Злобному взору тех, кто со всей мнимой непосредственностью господства чувствуют себя едиными и объявляют вне закона всякое посредничество, «либерализм» любого оттенка, удалось увидеть нечто верное.
Действительно, линии разума, либеральности, буржуазности простираются несравнимо далее, чем то предполагает историческое представление, датирующее понятие бюргера лишь концом средневекового феодализма. В силу того, что неоромантической реакцией бюргер идентифицируется уже и там, где более раннему буржуазному гуманизму грезилась священная заря, долженствующая легитимировать его самого, мировая история и просвещение оказываются одним и тем же. Модная идеология, делающая ликвидацию просвещения своей наисобственнейшей задачей, выказывает ему, против воли, почтение. Ещё в самой отдалённой дали вынуждена она признать наличие просвещённого мышления. И как раз самый его древнейший след угрожает нечистой совести сегодняшних архаиков тем, что сызнова будет развязан весь тот процесс, за удушение которого они теперь так взялись, в то же время бессознательно лишь продолжая его.
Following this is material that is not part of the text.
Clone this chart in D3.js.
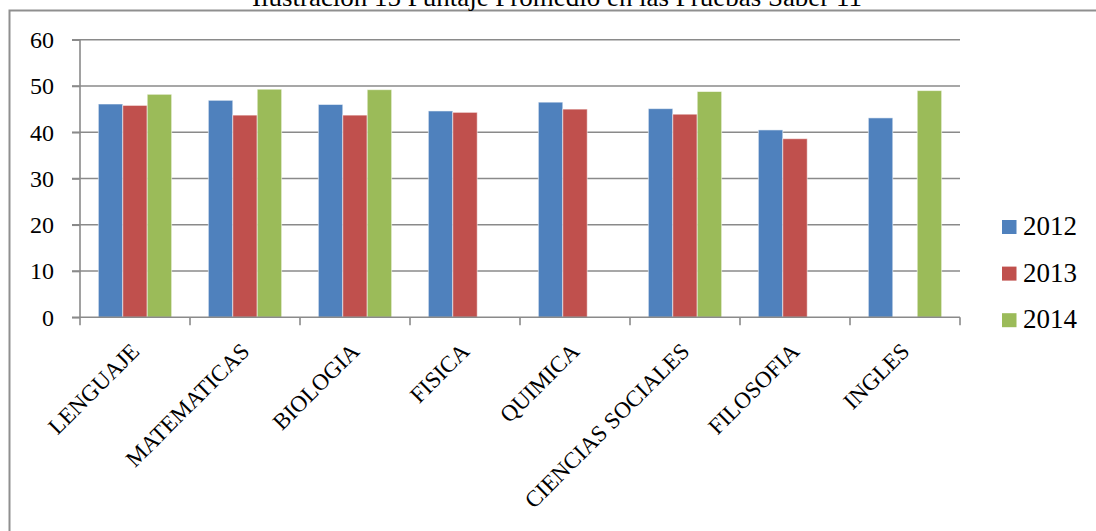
<!DOCTYPE html>
<html>
<head>
<meta charset="utf-8">
<script src="https://cdn.jsdelivr.net/npm/d3@7"></script>
<style>
  html, body { margin: 0; padding: 0; background: #fff; overflow: hidden; }
  svg { display: block; }
  text { font-family: "Liberation Serif", "Times New Roman", serif; fill: #000; }
</style>
</head>
<body>
<svg id="chart" width="1096" height="531"></svg>
<script>
const title = "Ilustración 15 Puntaje Promedio en las Pruebas Saber 11";
const categories = ["LENGUAJE", "MATEMATICAS", "BIOLOGIA", "FISICA", "QUIMICA", "CIENCIAS SOCIALES", "FILOSOFIA", "INGLES"];
const seriesNames = ["2012", "2013", "2014"];
const values2012 = [46.1, 46.9, 46.0, 44.6, 46.5, 45.1, 40.5, 43.1];
const values2013 = [45.8, 43.7, 43.7, 44.3, 45.0, 43.9, 38.6, null];
const values2014 = [48.2, 49.3, 49.2, null, null, 48.8, null, 49.0];
const yTicks = [0, 10, 20, 30, 40, 50, 60];
const colors = ["#4F81BD", "#C0504D", "#9BBB59"];

const seriesValues = [values2012, values2013, values2014];
const svg = d3.select("#chart");

// outer chart border (extends past the window on right/bottom)
svg.append("rect")
  .attr("x", 9.5).attr("y", 10.5)
  .attr("width", 1200).attr("height", 700)
  .attr("fill", "none").attr("stroke", "#8f8f8f").attr("stroke-width", 2);

// title (clipped at top, as in reference)
svg.append("text")
  .attr("x", 252).attr("y", 6)
  .attr("font-size", 26)
  .attr("textLength", 610)
  .attr("lengthAdjust", "spacingAndGlyphs")
  .text(title);

const x0 = d3.scaleBand().domain(categories).range([80, 960]).padding(0);
const y = d3.scaleLinear().domain([0, 60]).range([317.3, 39.7]);
const bw = x0.bandwidth() / 4.5;
const x1 = d3.scaleBand().domain(seriesNames).range([bw * 0.75, bw * 3.75]).padding(0);

// gridlines
svg.append("g").selectAll("line").data(yTicks.filter(d => d > 0)).join("line")
  .attr("x1", 72).attr("x2", 960)
  .attr("y1", d => y(d)).attr("y2", d => y(d))
  .attr("stroke", "#8a8a8a").attr("stroke-width", 1.6);

// bars
const data = [];
categories.forEach((c, i) => {
  seriesNames.forEach((s, j) => {
    const v = seriesValues[j][i];
    if (v != null) data.push({ c, s, v, color: colors[j] });
  });
});
svg.append("g").selectAll("rect").data(data).join("rect")
  .attr("x", d => x0(d.c) + x1(d.s))
  .attr("y", d => y(d.v))
  .attr("width", x1.bandwidth())
  .attr("height", d => y(0) - y(d.v))
  .attr("fill", d => d.color)
  .attr("stroke", "rgba(255,255,255,0.55)")
  .attr("stroke-width", 1);

// y axis
const yAxis = d3.axisLeft(y).tickValues(yTicks).tickSize(8).tickPadding(18).tickFormat(d3.format("d"));
const gy = svg.append("g").attr("transform", "translate(80,0)").call(yAxis);
gy.select(".domain").attr("stroke", "#8a8a8a").attr("stroke-width", 1.6).attr("d", `M-8,${y(60)}H0V${y(0)}`);
gy.selectAll(".tick line").attr("stroke", "#8a8a8a").attr("stroke-width", 1.6);
gy.selectAll(".tick text").attr("font-size", 24).attr("font-family", "Liberation Serif").attr("fill", "#000").attr("dy", "0.33em");

// x axis
const tickPositions = d3.range(categories.length + 1).map(i => 80 + i * x0.bandwidth());
const gx = svg.append("g");
gx.append("line").attr("x1", 72).attr("x2", 960).attr("y1", y(0)).attr("y2", y(0))
  .attr("stroke", "#8a8a8a").attr("stroke-width", 1.6);
gx.selectAll("line.t").data(tickPositions).join("line").attr("class", "t")
  .attr("x1", d => d).attr("x2", d => d)
  .attr("y1", y(0)).attr("y2", y(0) + 8)
  .attr("stroke", "#8a8a8a").attr("stroke-width", 1.6);
gx.selectAll("text").data(categories).join("text")
  .attr("transform", d => `translate(${x0(d) + x0.bandwidth() / 2},347) rotate(-45)`)
  .attr("text-anchor", "end")
  .attr("dy", "0.35em")
  .attr("font-size", 23)
  .text(d => d);

// legend
const lg = svg.append("g").selectAll("g").data(seriesNames).join("g")
  .attr("transform", (d, i) => `translate(1002,${220 + i * 46.6})`);
lg.append("rect").attr("width", 14.5).attr("height", 14)
  .attr("fill", (d, i) => colors[i]);
lg.append("text").attr("x", 21).attr("y", 15).attr("font-size", 27).text(d => d);
</script>
</body>
</html>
Однако усмотрение антимифологического, просвещенческого характера гомеровских сочинений, противопоставление их хтонической мифологии, остаётся неистинным в силу своей ограниченности. Служа репрессивной идеологии, Рудольф Борхардт, к примеру, наиболее значительный и потому самый слабый среди эзотериков немецкой тяжёлой индустрии, слишком рано останавливается в своём анализе. Он не замечает того, что превозносимые им силы порождения сами представляют собой уже некую ступень просвещения. В силу того, что он чересчур уж бесцеремонно вещает роман за эпос, от него ускользает то, что на самом деле имеют общего эпос и роман: господство и эксплуатацию. То неблагородное, что осуждается им в эпосе, посредничество и обращение, является всего лишь развитием того сомнительно благородного, что обоготворяется им в мифе, — голого насилия. Мнимой подлинности, архаическому принципу крови и жертвы уже присуще нечто от тех нечистой совести и хитрости господства, которые свойственны национальному обновлению, использующему сегодня первобытную эпоху в качестве рекламы.